Hace unos días escribí un artículo sobre las palabras, la crisis y la crisis de palabras en los políticos. Trataba de explicarme a mí mismo cómo la palabra que es el instrumento que tenemos los seres humanos para nombrar, catalogar, calificar, analizar la realidad, además de comunicarnos y comprendernos, se estaba corrompiendo al punto de que se hacía difícil entender la realidad tal y como los políticos la enunciaban. Hay una larga lista de ejemplos en la historia de este hecho que unas veces aceptamos, otras rechazamos y en la mayoría de los casos ni siquiera nos damos cuenta. En general, los políticos tratan de secuestrar la realidad mediante las palabras ante la dificultad democrática de mutilarlas, usando un lenguaje elusivo y perifrástico. El problema que tienen los políticos es que la realidad y las palabras son tercas y se rebelan, no dejándose adoptar a la irrealidad.
España es un laboratorio para presenciar este simulacro de la palabra y suplantación de la realidad por la palabra. Casi serviría para replantear el debate platónico, bizantino, además, sobre qué fue primero, la palabra o los hechos o, lo que es lo mismo, qué fue primero la leche o la vaca. Pero no es nada de eso. Incluso en muchos casos no tendría que ser una actitud deliberada de manipulación. En general se trata del miedo de los políticos a llamar las cosas por su nombre y la falta de valor que la política ha adquirido supeditándose a otras cosas. Temen más a las palabras que a la realidad porque no pueden explicarla y se ven obligados a evitarla sustituyéndola. Hoy día la credibilidad no depende de la relación del político con los hechos, sino de las palabras, de ahí que la moral y la ética se hallen cada vez más fuera de la acción de los políticos.
El discurso populista del partido socialista para defender su política social al empezar la crisis y el del partido de Gobierno para explicar los drásticos recortes que han elevado a un 25 por ciento de la población los que están en el umbral de la pobreza sin un referente social, después de un análisis de lenguaje reflejan una enajenación sin precedentes de la palabra que debía servir para mejorar la relación de la política con la sociedad. La palabra a la que intentan adaptar la realidad lleva implícita la mentira. No se trata de que los políticos tengan que dejar de mentir, yo doy por descontado de que los políticos mienten. Lo que debiera ser es que el lenguaje fuera un trasvase lo más fiel posible de la realidad, propiciando la confianza, y no una coartada para evitar la censura de la sociedad, sustituyendo la realidad mediante la palabra. En definitiva la mentira es constitutiva del mensaje no importa los recursos del lenguaje.

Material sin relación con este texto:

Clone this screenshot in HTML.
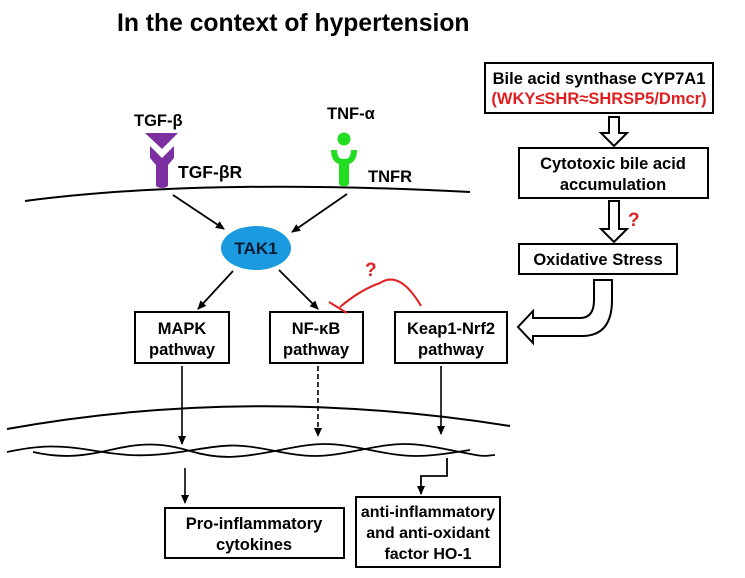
<!DOCTYPE html>
<html><head><meta charset="utf-8"><style>
html,body{margin:0;padding:0;background:#fff;}
svg{display:block;font-family:"Liberation Sans",Arial,sans-serif;font-weight:bold;}
</style></head><body>
<svg width="745" height="578" viewBox="0 0 745 578" xmlns="http://www.w3.org/2000/svg">
<defs>
<marker id="ah" markerWidth="10" markerHeight="10" refX="8" refY="4" orient="auto" markerUnits="userSpaceOnUse"><path d="M0,0 L9,4 L0,8 Z" fill="#000"/></marker>
</defs>
<text x="117" y="31" font-size="24.7" fill="#000">In the context of hypertension</text>

<path d="M25,201 Q200,178 470,192" fill="none" stroke="#000" stroke-width="2"/>

<text x="134" y="126" font-size="16.5">TGF-β</text>
<polygon points="145,133 178,133 162,149" fill="#7b2fa0"/>
<polygon points="150,146 162,158 174,146 174,158 168,165 168,185 156,185 156,165 150,158" fill="#7b2fa0"/>
<ellipse cx="162" cy="185" rx="6" ry="3" fill="#7b2fa0"/>
<text x="178" y="178" font-size="17.5">TGF-βR</text>

<text x="327" y="119" font-size="16.5">TNF-α</text>
<circle cx="344" cy="139" r="6.5" fill="#22dd22"/>
<path d="M334,150 Q334,162 344,162 Q354,162 354,150" fill="none" stroke="#22dd22" stroke-width="6"/>
<rect x="339" y="160" width="10" height="26" rx="3" fill="#22dd22"/>
<text x="368" y="182" font-size="16.5">TNFR</text>

<line x1="173" y1="195" x2="224" y2="229" stroke="#000" stroke-width="1.8" marker-end="url(#ah)"/>
<line x1="347" y1="194" x2="292" y2="232" stroke="#000" stroke-width="1.8" marker-end="url(#ah)"/>
<ellipse cx="256" cy="248" rx="35" ry="22" fill="#1b9ae0"/>
<text x="256" y="254" font-size="17" text-anchor="middle" fill="#0a1a30">TAK1</text>
<line x1="233" y1="271" x2="198" y2="309" stroke="#000" stroke-width="1.8" marker-end="url(#ah)"/>
<line x1="279" y1="270" x2="318" y2="309" stroke="#000" stroke-width="1.8" marker-end="url(#ah)"/>

<rect x="135" y="312" width="94" height="51" fill="#fff" stroke="#000" stroke-width="2"/>
<text x="182" y="334" font-size="16.5" text-anchor="middle">MAPK</text>
<text x="182" y="355" font-size="16.5" text-anchor="middle">pathway</text>
<rect x="270" y="312" width="93" height="51" fill="#fff" stroke="#000" stroke-width="2"/>
<text x="316" y="334" font-size="16.5" text-anchor="middle">NF-κB</text>
<text x="316" y="355" font-size="16.5" text-anchor="middle">pathway</text>
<rect x="395" y="312" width="112" height="51" fill="#fff" stroke="#000" stroke-width="2"/>
<text x="451" y="334" font-size="16.5" text-anchor="middle">Keap1-Nrf2</text>
<text x="451" y="355" font-size="16.5" text-anchor="middle">pathway</text>

<path d="M421,306 Q400,270 380,283 Q360,290 340,307" fill="none" stroke="#e02020" stroke-width="2"/>
<line x1="329" y1="302" x2="347" y2="313" stroke="#e02020" stroke-width="2"/>
<text x="365" y="276" font-size="19" fill="#e02020">?</text>

<rect x="485" y="63" width="228" height="50" fill="#fff" stroke="#000" stroke-width="2"/>
<text x="599" y="84" font-size="16.5" text-anchor="middle">Bile acid synthase CYP7A1</text>
<text x="599" y="104" font-size="16.5" text-anchor="middle" fill="#e02020">(WKY≤SHR≈SHRSP5/Dmcr)</text>
<polygon points="609,117 619,117 619,133 627,133 614,146 601,133 609,133" fill="#fff" stroke="#000" stroke-width="2"/>
<rect x="519" y="148" width="189" height="50" fill="#fff" stroke="#000" stroke-width="2"/>
<text x="613" y="169" font-size="16.5" text-anchor="middle">Cytotoxic bile acid</text>
<text x="613" y="190" font-size="16.5" text-anchor="middle">accumulation</text>
<polygon points="609,201 619,201 619,229 627,229 614,242 601,229 609,229" fill="#fff" stroke="#000" stroke-width="2"/>
<text x="628" y="226" font-size="19" fill="#e02020">?</text>
<rect x="519" y="244" width="158" height="30" fill="#fff" stroke="#000" stroke-width="2"/>
<text x="598" y="265" font-size="16.5" text-anchor="middle">Oxidative Stress</text>
<path d="M594,280 L612,280 L612,300 Q612,336 582,336 L533,336 L533,343 L518,327 L533,311 L533,318 L580,318 Q594,318 594,300 Z" fill="#fff" stroke="#000" stroke-width="2"/>

<path d="M7,429 Q250,385 510,426" fill="none" stroke="#000" stroke-width="2"/>
<path d="M7,452 C40,445 60,445 90,450 S140,458 180,452 S230,442 270,450 S320,458 360,450 S410,442 450,450 S480,456 495,455" fill="none" stroke="#000" stroke-width="1.8"/>
<path d="M33,452 C60,458 80,457 110,450 S160,442 190,451 S240,458 280,450 S330,442 370,450 S420,458 470,450" fill="none" stroke="#000" stroke-width="1.8"/>

<line x1="182" y1="366" x2="182" y2="444" stroke="#000" stroke-width="1.6" marker-end="url(#ah)"/>
<line x1="318" y1="366" x2="318" y2="436" stroke="#000" stroke-width="1.6" stroke-dasharray="5,3" marker-end="url(#ah)"/>
<line x1="441" y1="366" x2="441" y2="434" stroke="#000" stroke-width="1.6" marker-end="url(#ah)"/>
<line x1="185" y1="468" x2="185" y2="503" stroke="#000" stroke-width="1.6" marker-end="url(#ah)"/>
<polyline points="447,458 447,476 421,476 421,494" fill="none" stroke="#000" stroke-width="1.8" marker-end="url(#ah)"/>

<rect x="165" y="508" width="179" height="50" fill="#fff" stroke="#000" stroke-width="2"/>
<text x="254" y="529" font-size="16.5" text-anchor="middle">Pro-inflammatory</text>
<text x="254" y="550" font-size="16.5" text-anchor="middle">cytokines</text>
<rect x="356" y="497" width="144" height="70" fill="#fff" stroke="#000" stroke-width="2"/>
<text x="428" y="517" font-size="16" text-anchor="middle">anti-inflammatory</text>
<text x="428" y="538" font-size="16" text-anchor="middle">and anti-oxidant</text>
<text x="428" y="559" font-size="16" text-anchor="middle">factor HO-1</text>
</svg>
</body></html>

Por ejemplo, si la crisis no fue una crisis al iniciarse en el gobierno socialista, si las reformas no son reformas, los recortes no son recortes y el rescate no es rescate, entonces la malversación, el robo y la corrupción tampoco lo serían si fueran llamados de otro modo, e incluso pondría en riesgo aún más la credibilidad de las difíciles medidas a que la democracia se ve expuesta por la crisis con el consiguiente menoscabo del arte de gobernar. Y lo peor es que sustituyendo la realidad con palabras no la pueden ocultar ni mejorar, al revés. Todo ello a pesar de que los políticos exigen claridad para ganar la confianza de los mercados. Mediante la palabra los políticos nos secuestran la realidad y de hecho contribuyen a la depreciación ciudadana de la democracia. A este paso terminaremos llamando rubia con coleta a cualquier cosa que lo parezca, incluso a la misma democracia.